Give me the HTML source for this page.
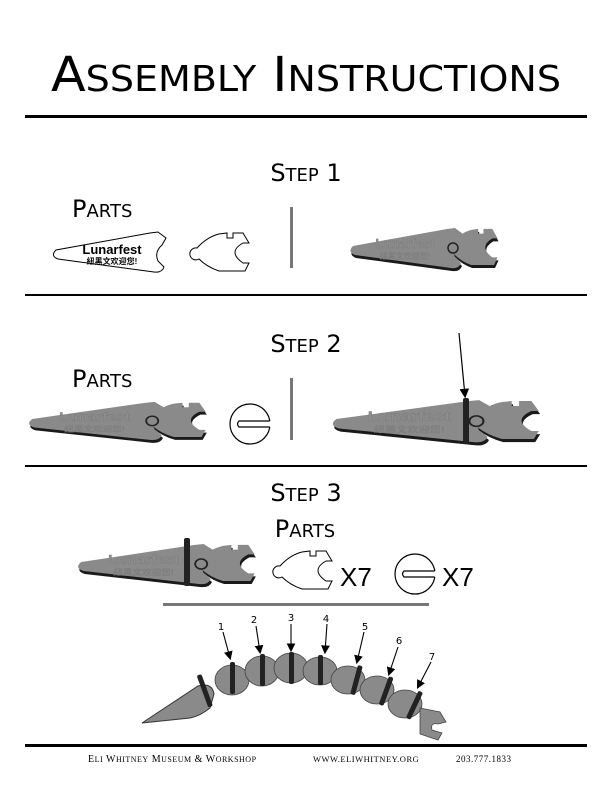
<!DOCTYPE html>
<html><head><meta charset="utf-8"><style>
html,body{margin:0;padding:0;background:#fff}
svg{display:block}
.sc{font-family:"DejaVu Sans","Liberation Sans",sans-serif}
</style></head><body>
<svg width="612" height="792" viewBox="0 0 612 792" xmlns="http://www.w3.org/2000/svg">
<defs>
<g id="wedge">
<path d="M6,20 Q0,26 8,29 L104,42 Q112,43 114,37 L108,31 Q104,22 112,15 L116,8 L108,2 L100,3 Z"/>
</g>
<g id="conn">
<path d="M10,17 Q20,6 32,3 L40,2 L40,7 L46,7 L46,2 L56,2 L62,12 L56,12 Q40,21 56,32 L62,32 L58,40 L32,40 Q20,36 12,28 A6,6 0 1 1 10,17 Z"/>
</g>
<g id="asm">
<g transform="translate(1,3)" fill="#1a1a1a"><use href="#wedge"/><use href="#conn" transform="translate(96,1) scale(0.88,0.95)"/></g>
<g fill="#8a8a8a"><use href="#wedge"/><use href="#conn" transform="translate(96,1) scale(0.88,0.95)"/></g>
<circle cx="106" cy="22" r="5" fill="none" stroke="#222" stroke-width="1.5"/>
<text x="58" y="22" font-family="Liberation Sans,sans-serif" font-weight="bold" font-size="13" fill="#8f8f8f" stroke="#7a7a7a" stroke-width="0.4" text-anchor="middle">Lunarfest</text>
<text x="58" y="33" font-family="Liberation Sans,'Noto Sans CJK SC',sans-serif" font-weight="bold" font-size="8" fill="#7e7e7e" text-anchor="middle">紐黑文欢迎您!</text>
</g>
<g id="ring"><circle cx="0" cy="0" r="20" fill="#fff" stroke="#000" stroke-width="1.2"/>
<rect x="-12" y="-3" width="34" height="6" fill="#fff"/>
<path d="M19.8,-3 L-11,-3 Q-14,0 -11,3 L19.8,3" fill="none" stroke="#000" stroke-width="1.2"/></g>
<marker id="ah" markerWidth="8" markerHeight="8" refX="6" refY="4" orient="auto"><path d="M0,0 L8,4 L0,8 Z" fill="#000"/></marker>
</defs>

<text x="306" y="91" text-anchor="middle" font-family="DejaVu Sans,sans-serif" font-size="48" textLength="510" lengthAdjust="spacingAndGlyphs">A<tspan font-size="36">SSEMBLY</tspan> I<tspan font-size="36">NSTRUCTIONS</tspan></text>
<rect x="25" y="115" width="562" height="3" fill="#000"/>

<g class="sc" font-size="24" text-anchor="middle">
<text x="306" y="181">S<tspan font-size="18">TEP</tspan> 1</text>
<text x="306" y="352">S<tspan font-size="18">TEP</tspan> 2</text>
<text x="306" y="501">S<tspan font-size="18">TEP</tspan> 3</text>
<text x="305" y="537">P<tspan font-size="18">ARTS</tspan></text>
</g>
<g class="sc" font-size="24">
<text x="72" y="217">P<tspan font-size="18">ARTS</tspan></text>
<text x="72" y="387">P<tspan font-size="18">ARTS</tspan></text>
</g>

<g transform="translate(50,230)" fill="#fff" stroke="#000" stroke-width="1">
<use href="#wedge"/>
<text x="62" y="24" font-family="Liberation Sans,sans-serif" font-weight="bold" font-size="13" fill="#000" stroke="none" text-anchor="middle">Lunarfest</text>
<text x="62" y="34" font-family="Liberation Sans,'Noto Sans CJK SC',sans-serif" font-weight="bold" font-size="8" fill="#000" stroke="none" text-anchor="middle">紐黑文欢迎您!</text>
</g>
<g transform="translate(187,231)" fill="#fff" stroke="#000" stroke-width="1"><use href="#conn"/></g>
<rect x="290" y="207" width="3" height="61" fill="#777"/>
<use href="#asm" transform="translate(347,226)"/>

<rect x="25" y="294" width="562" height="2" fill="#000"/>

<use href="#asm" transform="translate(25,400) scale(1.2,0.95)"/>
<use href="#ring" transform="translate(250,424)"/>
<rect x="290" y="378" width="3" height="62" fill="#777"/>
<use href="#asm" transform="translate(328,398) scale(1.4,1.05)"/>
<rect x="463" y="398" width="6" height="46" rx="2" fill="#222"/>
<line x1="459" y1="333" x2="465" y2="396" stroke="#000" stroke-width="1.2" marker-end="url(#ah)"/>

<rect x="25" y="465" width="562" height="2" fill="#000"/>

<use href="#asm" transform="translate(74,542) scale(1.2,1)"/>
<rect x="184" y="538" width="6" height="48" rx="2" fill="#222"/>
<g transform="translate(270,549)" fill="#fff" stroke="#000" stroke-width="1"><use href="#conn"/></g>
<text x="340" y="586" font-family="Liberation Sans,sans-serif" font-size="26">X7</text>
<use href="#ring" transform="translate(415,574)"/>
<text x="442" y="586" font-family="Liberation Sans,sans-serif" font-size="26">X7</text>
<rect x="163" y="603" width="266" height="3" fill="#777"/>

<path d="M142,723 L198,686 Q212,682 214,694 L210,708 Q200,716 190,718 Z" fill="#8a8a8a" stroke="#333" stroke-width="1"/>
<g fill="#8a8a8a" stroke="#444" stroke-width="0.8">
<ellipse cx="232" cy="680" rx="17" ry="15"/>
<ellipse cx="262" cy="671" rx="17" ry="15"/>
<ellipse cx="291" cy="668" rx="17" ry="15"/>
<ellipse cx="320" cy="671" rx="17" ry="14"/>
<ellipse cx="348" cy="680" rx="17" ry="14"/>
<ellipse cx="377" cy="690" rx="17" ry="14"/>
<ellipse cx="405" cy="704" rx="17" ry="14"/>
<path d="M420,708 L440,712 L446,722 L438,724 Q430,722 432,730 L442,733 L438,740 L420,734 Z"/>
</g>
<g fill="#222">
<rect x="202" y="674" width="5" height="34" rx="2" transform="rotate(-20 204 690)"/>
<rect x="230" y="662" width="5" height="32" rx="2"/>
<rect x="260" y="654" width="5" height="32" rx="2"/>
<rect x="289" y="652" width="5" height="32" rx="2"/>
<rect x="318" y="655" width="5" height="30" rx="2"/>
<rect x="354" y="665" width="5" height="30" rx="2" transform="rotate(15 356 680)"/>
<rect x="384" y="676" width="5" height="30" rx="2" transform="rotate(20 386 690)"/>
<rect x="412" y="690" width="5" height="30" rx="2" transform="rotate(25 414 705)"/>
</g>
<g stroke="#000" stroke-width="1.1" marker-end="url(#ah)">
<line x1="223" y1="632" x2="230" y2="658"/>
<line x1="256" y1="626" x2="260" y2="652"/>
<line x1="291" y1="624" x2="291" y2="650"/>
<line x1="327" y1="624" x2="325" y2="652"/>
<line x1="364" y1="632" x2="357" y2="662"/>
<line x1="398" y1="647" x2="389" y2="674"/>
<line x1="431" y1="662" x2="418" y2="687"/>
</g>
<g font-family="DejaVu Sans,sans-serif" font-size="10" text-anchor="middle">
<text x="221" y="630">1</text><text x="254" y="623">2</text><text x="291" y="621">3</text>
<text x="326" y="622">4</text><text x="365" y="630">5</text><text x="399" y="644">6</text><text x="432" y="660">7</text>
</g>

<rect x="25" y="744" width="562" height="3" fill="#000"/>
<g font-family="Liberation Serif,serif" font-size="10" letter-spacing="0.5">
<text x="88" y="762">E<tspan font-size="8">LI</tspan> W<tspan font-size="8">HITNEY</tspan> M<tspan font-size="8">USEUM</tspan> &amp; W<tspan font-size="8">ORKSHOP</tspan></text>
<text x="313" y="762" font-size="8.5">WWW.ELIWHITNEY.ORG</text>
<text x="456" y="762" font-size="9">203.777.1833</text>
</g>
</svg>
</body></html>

###

Make an exact reproduction of the listing above, without any pictures.

Exercise result:
Give me the HTML source for this page.
<!DOCTYPE html>
<html><head><meta charset="utf-8"><style>
html,body{margin:0;padding:0;background:#fff}
svg{display:block}
.sc{font-family:"DejaVu Sans","Liberation Sans",sans-serif}
</style></head><body>
<svg width="612" height="792" viewBox="0 0 612 792" xmlns="http://www.w3.org/2000/svg">
<defs>
<g id="wedge">
<path d="M6,20 Q0,26 8,29 L104,42 Q112,43 114,37 L108,31 Q104,22 112,15 L116,8 L108,2 L100,3 Z"/>
</g>
<g id="conn">
<path d="M10,17 Q20,6 32,3 L40,2 L40,7 L46,7 L46,2 L56,2 L62,12 L56,12 Q40,21 56,32 L62,32 L58,40 L32,40 Q20,36 12,28 A6,6 0 1 1 10,17 Z"/>
</g>
<g id="asm">
<g transform="translate(1,3)" fill="#1a1a1a"><use href="#wedge"/><use href="#conn" transform="translate(96,1) scale(0.88,0.95)"/></g>
<g fill="#8a8a8a"><use href="#wedge"/><use href="#conn" transform="translate(96,1) scale(0.88,0.95)"/></g>
<circle cx="106" cy="22" r="5" fill="none" stroke="#222" stroke-width="1.5"/>
<text x="58" y="22" font-family="Liberation Sans,sans-serif" font-weight="bold" font-size="13" fill="#8f8f8f" stroke="#7a7a7a" stroke-width="0.4" text-anchor="middle">Lunarfest</text>
<text x="58" y="33" font-family="Liberation Sans,'Noto Sans CJK SC',sans-serif" font-weight="bold" font-size="8" fill="#7e7e7e" text-anchor="middle">紐黑文欢迎您!</text>
</g>
<g id="ring"><circle cx="0" cy="0" r="20" fill="#fff" stroke="#000" stroke-width="1.2"/>
<rect x="-12" y="-3" width="34" height="6" fill="#fff"/>
<path d="M19.8,-3 L-11,-3 Q-14,0 -11,3 L19.8,3" fill="none" stroke="#000" stroke-width="1.2"/></g>
<marker id="ah" markerWidth="8" markerHeight="8" refX="6" refY="4" orient="auto"><path d="M0,0 L8,4 L0,8 Z" fill="#000"/></marker>
</defs>

<text x="306" y="91" text-anchor="middle" font-family="DejaVu Sans,sans-serif" font-size="48" textLength="510" lengthAdjust="spacingAndGlyphs">A<tspan font-size="36">SSEMBLY</tspan> I<tspan font-size="36">NSTRUCTIONS</tspan></text>
<rect x="25" y="115" width="562" height="3" fill="#000"/>

<g class="sc" font-size="24" text-anchor="middle">
<text x="306" y="181">S<tspan font-size="18">TEP</tspan> 1</text>
<text x="306" y="352">S<tspan font-size="18">TEP</tspan> 2</text>
<text x="306" y="501">S<tspan font-size="18">TEP</tspan> 3</text>
<text x="305" y="537">P<tspan font-size="18">ARTS</tspan></text>
</g>
<g class="sc" font-size="24">
<text x="72" y="217">P<tspan font-size="18">ARTS</tspan></text>
<text x="72" y="387">P<tspan font-size="18">ARTS</tspan></text>
</g>

<g transform="translate(50,230)" fill="#fff" stroke="#000" stroke-width="1">
<use href="#wedge"/>
<text x="62" y="24" font-family="Liberation Sans,sans-serif" font-weight="bold" font-size="13" fill="#000" stroke="none" text-anchor="middle">Lunarfest</text>
<text x="62" y="34" font-family="Liberation Sans,'Noto Sans CJK SC',sans-serif" font-weight="bold" font-size="8" fill="#000" stroke="none" text-anchor="middle">紐黑文欢迎您!</text>
</g>
<g transform="translate(187,231)" fill="#fff" stroke="#000" stroke-width="1"><use href="#conn"/></g>
<rect x="290" y="207" width="3" height="61" fill="#777"/>
<use href="#asm" transform="translate(347,226)"/>

<rect x="25" y="294" width="562" height="2" fill="#000"/>

<use href="#asm" transform="translate(25,400) scale(1.2,0.95)"/>
<use href="#ring" transform="translate(250,424)"/>
<rect x="290" y="378" width="3" height="62" fill="#777"/>
<use href="#asm" transform="translate(328,398) scale(1.4,1.05)"/>
<rect x="463" y="398" width="6" height="46" rx="2" fill="#222"/>
<line x1="459" y1="333" x2="465" y2="396" stroke="#000" stroke-width="1.2" marker-end="url(#ah)"/>

<rect x="25" y="465" width="562" height="2" fill="#000"/>

<use href="#asm" transform="translate(74,542) scale(1.2,1)"/>
<rect x="184" y="538" width="6" height="48" rx="2" fill="#222"/>
<g transform="translate(270,549)" fill="#fff" stroke="#000" stroke-width="1"><use href="#conn"/></g>
<text x="340" y="586" font-family="Liberation Sans,sans-serif" font-size="26">X7</text>
<use href="#ring" transform="translate(415,574)"/>
<text x="442" y="586" font-family="Liberation Sans,sans-serif" font-size="26">X7</text>
<rect x="163" y="603" width="266" height="3" fill="#777"/>

<path d="M142,723 L198,686 Q212,682 214,694 L210,708 Q200,716 190,718 Z" fill="#8a8a8a" stroke="#333" stroke-width="1"/>
<g fill="#8a8a8a" stroke="#444" stroke-width="0.8">
<ellipse cx="232" cy="680" rx="17" ry="15"/>
<ellipse cx="262" cy="671" rx="17" ry="15"/>
<ellipse cx="291" cy="668" rx="17" ry="15"/>
<ellipse cx="320" cy="671" rx="17" ry="14"/>
<ellipse cx="348" cy="680" rx="17" ry="14"/>
<ellipse cx="377" cy="690" rx="17" ry="14"/>
<ellipse cx="405" cy="704" rx="17" ry="14"/>
<path d="M420,708 L440,712 L446,722 L438,724 Q430,722 432,730 L442,733 L438,740 L420,734 Z"/>
</g>
<g fill="#222">
<rect x="202" y="674" width="5" height="34" rx="2" transform="rotate(-20 204 690)"/>
<rect x="230" y="662" width="5" height="32" rx="2"/>
<rect x="260" y="654" width="5" height="32" rx="2"/>
<rect x="289" y="652" width="5" height="32" rx="2"/>
<rect x="318" y="655" width="5" height="30" rx="2"/>
<rect x="354" y="665" width="5" height="30" rx="2" transform="rotate(15 356 680)"/>
<rect x="384" y="676" width="5" height="30" rx="2" transform="rotate(20 386 690)"/>
<rect x="412" y="690" width="5" height="30" rx="2" transform="rotate(25 414 705)"/>
</g>
<g stroke="#000" stroke-width="1.1" marker-end="url(#ah)">
<line x1="223" y1="632" x2="230" y2="658"/>
<line x1="256" y1="626" x2="260" y2="652"/>
<line x1="291" y1="624" x2="291" y2="650"/>
<line x1="327" y1="624" x2="325" y2="652"/>
<line x1="364" y1="632" x2="357" y2="662"/>
<line x1="398" y1="647" x2="389" y2="674"/>
<line x1="431" y1="662" x2="418" y2="687"/>
</g>
<g font-family="DejaVu Sans,sans-serif" font-size="10" text-anchor="middle">
<text x="221" y="630">1</text><text x="254" y="623">2</text><text x="291" y="621">3</text>
<text x="326" y="622">4</text><text x="365" y="630">5</text><text x="399" y="644">6</text><text x="432" y="660">7</text>
</g>

<rect x="25" y="744" width="562" height="3" fill="#000"/>
<g font-family="Liberation Serif,serif" font-size="10" letter-spacing="0.5">
<text x="88" y="762">E<tspan font-size="8">LI</tspan> W<tspan font-size="8">HITNEY</tspan> M<tspan font-size="8">USEUM</tspan> &amp; W<tspan font-size="8">ORKSHOP</tspan></text>
<text x="313" y="762" font-size="8.5">WWW.ELIWHITNEY.ORG</text>
<text x="456" y="762" font-size="9">203.777.1833</text>
</g>
</svg>
</body></html>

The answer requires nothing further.